Application of the Standard Fire Curve for Expressing Natural Fires for Design Purposes

Abstract

A method suitable for design purposes is presented which allows postflashover compartment fires to be expressed in one single curve; time is then modified or scaled to take into consideration ventilation conditions and wall properties. Ventilation-controlled combustion, uniform temperature, and wall losses proportional to the thermal inertia of the wall material are assumed. Although the proposed method allows the designer to consider important parameters, it is still very approximative and must be used with care. Several assumptions are made, and many parameters are difficult to assign values in the general case.
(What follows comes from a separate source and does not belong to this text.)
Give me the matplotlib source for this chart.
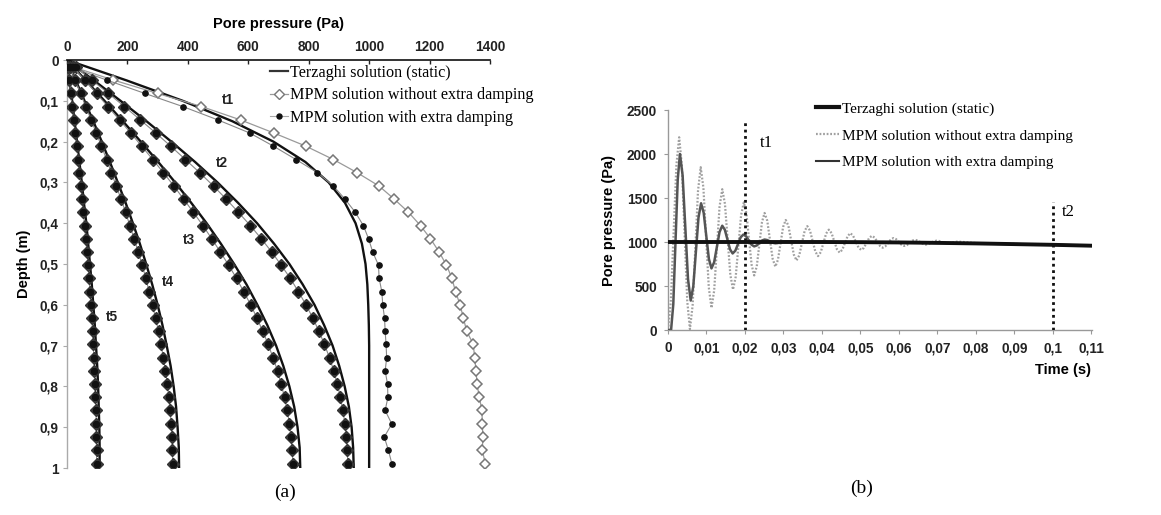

The method therefore should be looked upon as an improvement of the current technique of carrying out fire engineering design by simply employing a standard curve like ISO 834. An analysis of the postflashover compartment fire, basically the same as has been presented elsewhere, is summarized. The parameters of ventilation and wall properties are grouped together in such a way that their influence on the temperature development may be expressed as a time factor. It is further shown that for certain parameter values the fire temperature response in the heating phase nearly coincides with the ISO 834 standard curve. Therefore, as this curve is well-established in fire engineering, it is suggested that it be employed with the here suggested method; the time scale, however, is modified with a compartment time factor depending on the properties of the fire compartment. The assumed fire temperatures may be used to estimate the temperature in fire-exposed structures. It is demonstrated how very compact diagrams may be used for concrete structures, which allows the designer to take into account various fires and thermal material properties of the structure. The diagrams were obtained from finite-element computer calculations in which various fires and material properties were simulated. By then plotting the temperature response versus suitable parameter groups, it was possible to present the results in a very compact way. Corresponding diagrams have earlier been presented for insulated steel structures [1].